I pulled my first edition copy from the shelf and sat down in a chair that was once my dad’s favorite. As I perused my favorite chapters I took special notice of contents I’ve highlighted over the years:
Our homes play an important role in establishing community and enhancing a feeling of family.
We must learn to think of the church as being without walls, and use our homes as tools of ministry.
Like most writers whose books stay in print and last the test of time, Mains still has a whole lot to say to us even though our world differs greatly from the one she was experiencing in 1976 when she first wrote the book. Today we see each other’s lives through images or comments placed on Facebook. We see a friend’s new baby or funny family vacation photos, or offer comfort when life gets tough and we somehow feel close or connected to each other. Growing numbers of us text, message on Facebook, and share opinions using social media. Yet as close as we may feel when using these various methods, most of us have never set foot in each others’ homes.

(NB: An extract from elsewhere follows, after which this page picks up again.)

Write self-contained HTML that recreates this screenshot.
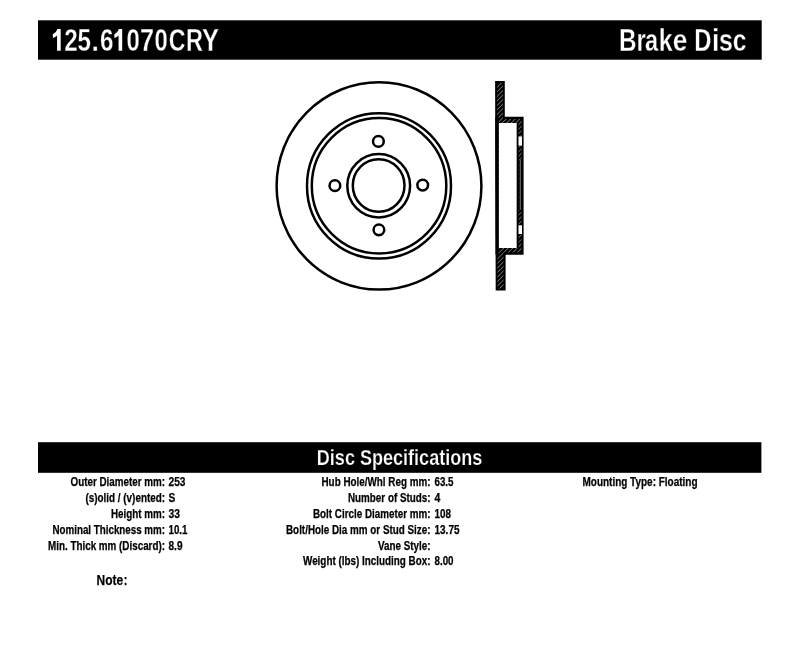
<!DOCTYPE html>
<html><head><meta charset="utf-8">
<style>
html,body{margin:0;padding:0;background:#fff;width:800px;height:655px;overflow:hidden}
svg{display:block;will-change:transform}
text{font-family:"Liberation Sans",sans-serif;font-weight:bold}
</style></head>
<body>
<svg width="800" height="655" viewBox="0 0 800 655">
<defs>
<pattern id="hatch" patternUnits="userSpaceOnUse" width="3.2" height="3.2" patternTransform="rotate(-45)">
<rect width="3.2" height="3.2" fill="#000"/>
<rect x="0" y="0" width="3.2" height="0.8" fill="#7a7a7a"/>
</pattern>
</defs>
<!-- header bar -->
<rect x="38" y="20.3" width="723.7" height="39.4" fill="#000"/>
<text x="53" y="50.5" font-size="31" fill="none" textLength="166" lengthAdjust="spacingAndGlyphs">125.61070CRY</text>
<text x="620" y="51.2" font-size="31" fill="none" textLength="125" lengthAdjust="spacingAndGlyphs">Brake Disc</text>
<g font-size="31" fill="#fff" stroke="#000" stroke-width="0.35">
<text transform="translate(64.16,50.5) scale(0.7826,1)">2</text>
<text transform="translate(77.38,50.5) scale(0.7800,1)">5</text>
<text transform="translate(91.59,50.5) scale(0.8558,1)">.</text>
<text transform="translate(100.11,50.5) scale(0.7810,1)">6</text>
<text transform="translate(126.38,50.5) scale(0.7702,1)">0</text>
<text transform="translate(140.11,50.5) scale(0.8142,1)">7</text>
<text transform="translate(154.58,50.5) scale(0.7702,1)">0</text>
<text transform="translate(168.79,50.5) scale(0.7449,1)">C</text>
<text transform="translate(185.97,50.5) scale(0.7568,1)">R</text>
<text transform="translate(202.09,50.5) scale(0.8199,1)">Y</text>
<text transform="translate(618.97,51.2) scale(0.7843,1)">B</text>
<text transform="translate(636.44,51.2) scale(0.7687,1)">r</text>
<text transform="translate(645.08,51.2) scale(0.7581,1)">a</text>
<text transform="translate(658.84,51.2) scale(0.8034,1)">k</text>
<text transform="translate(672.84,51.2) scale(0.8496,1)">e</text>
<text transform="translate(694.37,51.2) scale(0.7707,1)">D</text>
<text transform="translate(711.97,51.2) scale(0.8567,1)">i</text>
<text transform="translate(718.90,51.2) scale(0.8043,1)">s</text>
<text transform="translate(732.73,51.2) scale(0.7961,1)">c</text>
</g>
<path d="M57.06 50.8V35.6C55.86 36.8 54.46 37.5 52.86 37.9V34.3C54.86 33.4 56.46 31.6 57.36 29.1H60.70V50.8ZM118.56 50.8V35.6C117.36 36.8 115.96 37.5 114.36 37.9V34.3C116.36 33.4 117.96 31.6 118.86 29.1H122.20V50.8Z" fill="#fff"/>


<!-- disc front view -->
<g fill="none" stroke="#000" stroke-width="2.5">
<ellipse cx="379" cy="185.9" rx="102.4" ry="103.7"/>
<ellipse cx="379" cy="185.9" rx="72" ry="72.7"/>
<ellipse cx="379.05" cy="185.75" rx="67.25" ry="67.65"/>
<ellipse cx="378.7" cy="185.7" rx="31.4" ry="31.7"/>
<ellipse cx="378.65" cy="185.5" rx="25.85" ry="26.3"/>
<circle cx="378.4" cy="141.4" r="5.35"/>
<circle cx="378.9" cy="229.8" r="5.35"/>
<circle cx="334.9" cy="185.7" r="5.35"/>
<circle cx="422.7" cy="185.1" r="5.35"/>
</g>

<!-- disc profile -->
<g>
<path d="M495.1 81 H504.8 V116.7 H523.6 V254.7 H505.6 V290.5 H495.7 Z" fill="#000"/>
<path d="M497 83 H503 V119 H521.5 V252.5 H503.5 V288.5 H497.5 Z" fill="url(#hatch)"/>
<rect x="498.7" y="123" width="18.1" height="125" fill="#fff"/>
<path d="M495.3 116.7 H498.7 V254.7 H495.5 Z" fill="#000"/>
<rect x="516.8" y="123" width="1.8" height="125" fill="#000"/>
<rect x="518.5" y="136.5" width="3.5" height="9.1" fill="#fff"/>
<rect x="518.5" y="225.3" width="3.5" height="8.7" fill="#fff"/>
<rect x="518.6" y="160" width="3.6" height="50" fill="#000"/>
<rect x="519.8" y="160" width="1" height="50" fill="#777"/>
</g>

<!-- spec bar -->
<rect x="38" y="442.2" width="723.4" height="30.6" fill="#000"/>
<text x="316.8" y="464.9" font-size="22.5" fill="#fff" stroke="#000" stroke-width="0.25" textLength="165.5" lengthAdjust="spacingAndGlyphs">Disc Specifications</text>

<g font-size="12" fill="#000" stroke="#000" stroke-width="0.25">
<text x="165" y="485.7" text-anchor="end" textLength="94.5" lengthAdjust="spacingAndGlyphs">Outer Diameter mm:</text>
<text x="165" y="501.5" text-anchor="end" textLength="79.5" lengthAdjust="spacingAndGlyphs">(s)olid / (v)ented:</text>
<text x="165" y="518.1" text-anchor="end" textLength="54" lengthAdjust="spacingAndGlyphs">Height mm:</text>
<text x="165" y="534" text-anchor="end" textLength="112.5" lengthAdjust="spacingAndGlyphs">Nominal Thickness mm:</text>
<text x="165" y="549.6" text-anchor="end" textLength="117" lengthAdjust="spacingAndGlyphs">Min. Thick mm (Discard):</text>

<text x="168.5" y="485.7" textLength="17" lengthAdjust="spacingAndGlyphs">253</text>
<text x="168.5" y="501.7" textLength="6.8" lengthAdjust="spacingAndGlyphs">S</text>
<text x="168.5" y="518.1" textLength="11.5" lengthAdjust="spacingAndGlyphs">33</text>
<text x="168.5" y="534" textLength="19" lengthAdjust="spacingAndGlyphs">10.1</text>
<text x="168.5" y="549.6" textLength="14" lengthAdjust="spacingAndGlyphs">8.9</text>

<text x="430.5" y="485.7" text-anchor="end" textLength="109" lengthAdjust="spacingAndGlyphs">Hub Hole/Whl Reg mm:</text>
<text x="430.5" y="501.5" text-anchor="end" textLength="82.5" lengthAdjust="spacingAndGlyphs">Number of Studs:</text>
<text x="430.5" y="517.9" text-anchor="end" textLength="117.5" lengthAdjust="spacingAndGlyphs">Bolt Circle Diameter mm:</text>
<text x="430.5" y="534" text-anchor="end" textLength="144.5" lengthAdjust="spacingAndGlyphs">Bolt/Hole Dia mm or Stud Size:</text>
<text x="430.5" y="549.6" text-anchor="end" textLength="52.5" lengthAdjust="spacingAndGlyphs">Vane Style:</text>
<text x="430.5" y="565.2" text-anchor="end" textLength="127.5" lengthAdjust="spacingAndGlyphs">Weight (lbs) Including Box:</text>

<text x="434.5" y="485.7" textLength="19" lengthAdjust="spacingAndGlyphs">63.5</text>
<text x="434.5" y="501.6" textLength="5.8" lengthAdjust="spacingAndGlyphs">4</text>
<text x="434.5" y="517.9" textLength="16.5" lengthAdjust="spacingAndGlyphs">108</text>
<text x="434.5" y="534" textLength="25" lengthAdjust="spacingAndGlyphs">13.75</text>
<text x="434.5" y="565.2" textLength="19" lengthAdjust="spacingAndGlyphs">8.00</text>

<text x="582.5" y="485.8" textLength="115" lengthAdjust="spacingAndGlyphs">Mounting Type: Floating</text>
</g>
<g font-size="15.2" stroke="#000" stroke-width="0.25"><text x="96.5" y="584.6" textLength="26.6" lengthAdjust="spacingAndGlyphs">Note</text><text x="123.8" y="584.6" textLength="3.6" lengthAdjust="spacingAndGlyphs">:</text></g>
</svg>
</body></html>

All of this ran through my mind in rapid fashion this week when a court appointed Guardian ad Litem dropped by to visit our foster daughter. “Oh no!” I uttered out loud as I heard her drive up to the house, “Just look at our windows! They’re filthy! I wish I’d gotten them washed. I don’t want her to think we’re living like cavemen!”

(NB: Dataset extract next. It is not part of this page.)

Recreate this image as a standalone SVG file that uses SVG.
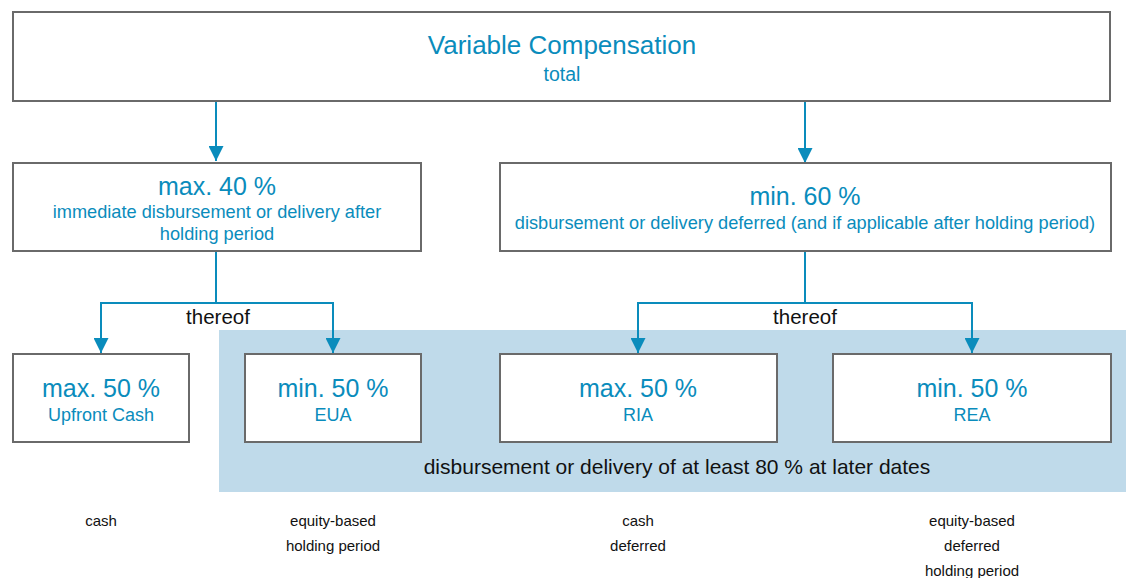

It was the look of our 16-year-old that could have been Karen Burton Mains herself. “We just look like normal people, Joan” she replied, shaking her head in amusement. “I mean, we live here, you know?!”
Indeed, we do live here: those who are genetically linked and some who are not but are beginning to feel like part of the family. Turning a blind eye to the windows, we invited the ad Litem to sit at our kitchen table across from a warm pile of clothes right out of the dryer. We talked about how life is going. We talked about our hopes for the future.
And I was reminded once again that it’s always a matter of the heart, not perfectly clean windows. It’s about understanding what our gifts are and using our homes as a means for welcoming people. Sharing love. Being real. Opening our hearts. Facing uncertainties with others who are committed to you. Experiencing God’s love.